Mr MURPHY (5:19 PM) —This afternoon I wish to support the amendments to the Appropriation Bill (No. 1) 2001-2002 moved by my colleague the shadow minister for finance and administration, Lindsay Tanner. Without question this bill confirms the damage this government has done to the lives of low and average income earners through six Howard-Costello budgets. The government's desperate attempt to address this damage through panic spending and cynical vote buying is nothing more than admission of its failure, and a final insult to those who have suffered the burden and nightmare of the GST.

More than half the constituents in my electorate of Lowe are aged between 24 and 64 years and fall between the income brackets of $30,000 and $80,000 per year. They are the families that are the backbone of our country. Having fought hard to gain an education and move into the work force, these families are entitled to expect some support from this government. What assistance has the government provided to those who work so hard? The answer: next to nothing.

After all the promises, this budget ignores hardworking Australians. In fact, with all its meanness and trickiness, the Howard government has combined the punishment of the GST with silent tax thresholds and bracket creep. The impost of the GST on low and middle income earners—the people this government expects not only to carry out this government's policies but also, somehow mysteriously and miraculously, to provide for their own retirement—has added to their cost of living, a cost unrelieved by the tax cuts and the incentive to join a health fund. The effect of the tax cuts and the health fund incentive was a cynical one-off action swept away by the ongoing daily impost of the GST and bracket creep. Terry McCrann, in his article in the WeekendAustralian of 2-3 June 2001, says:

Bracket creep is real ... It is just as real an increase in tax as an excise or an explicit rate change ... and it hits every taxpayer—even those who stay in the 31.5c tax bracket. Crucially, it hits hardest those in, or moving into, the two top brackets with taxable income around $40000 to $80000 ...

Low to middle income earners are the silent majority upon whom this government has built this sham of a budget. They get nothing from this budget except the unrecognised honour of paying more and more and more. Bracket creep revenue over the 2001-02 to 2004-05 financial years is estimated by McCrann, in the same article, to rise by an amount equal to the total rise in GST revenue plus the federal excise and other indirect taxes, a figure of some $7 billion.
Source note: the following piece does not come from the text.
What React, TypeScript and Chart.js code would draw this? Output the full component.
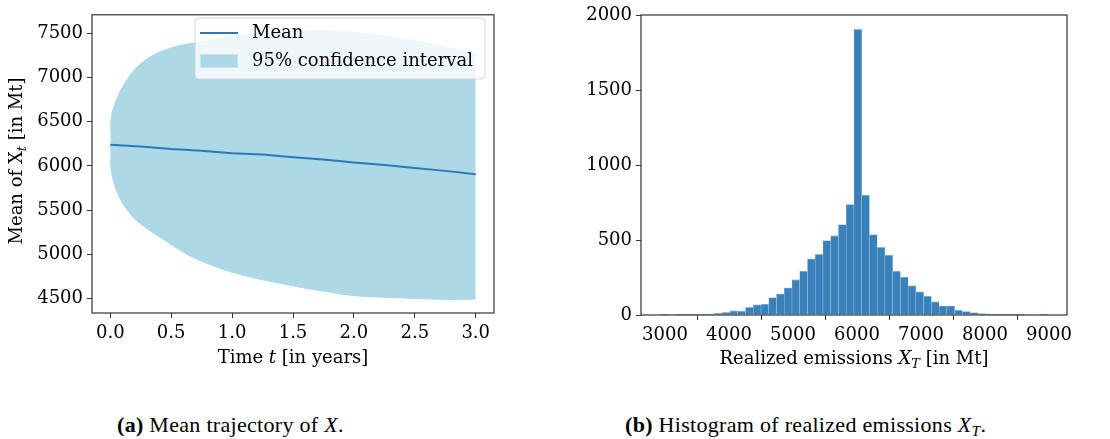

Without bracket creep this budget heads into the red. Crispin Hull, in an article in the Canberra Times of 2 June 2001, is even more precise when he says:

The present Government has engaged in even worse humbug by imposing higher indirect taxes in the form of a GST and pretending to more than compensate by giving `cuts' in income taxes. However, the figures presented in the Budget papers and other figures give the lie to this pseudo-generosity.

He goes on to say:

If compensation for this GST had been permanent and real, one would have expected a permanent reduction in the relative position of income tax as a percentage of total government revenue and as a percentage of gross domestic product. But what do we find? No such thing ... income tax appears to be creeping back to its pre-GST level ... In short, mug PAYE taxpayers are back where they were in 1998-99 ... but they also have to cop the 10 percent GST on everything they buy with their post-tax wage.

The Australian Taxpayers Association, in its review of this budget, also comments on bracket creep starkly with these statistics: that, while total PAYG collections are expected to rise by 5.3 per cent, average salary and wage income is expected to rise by only 3.75 per cent. This increase in taxation for low and middle wage and salary earners is further compounded by the load shifting in the family expenses of education, child care, health and aged care from the public purse to the family purse.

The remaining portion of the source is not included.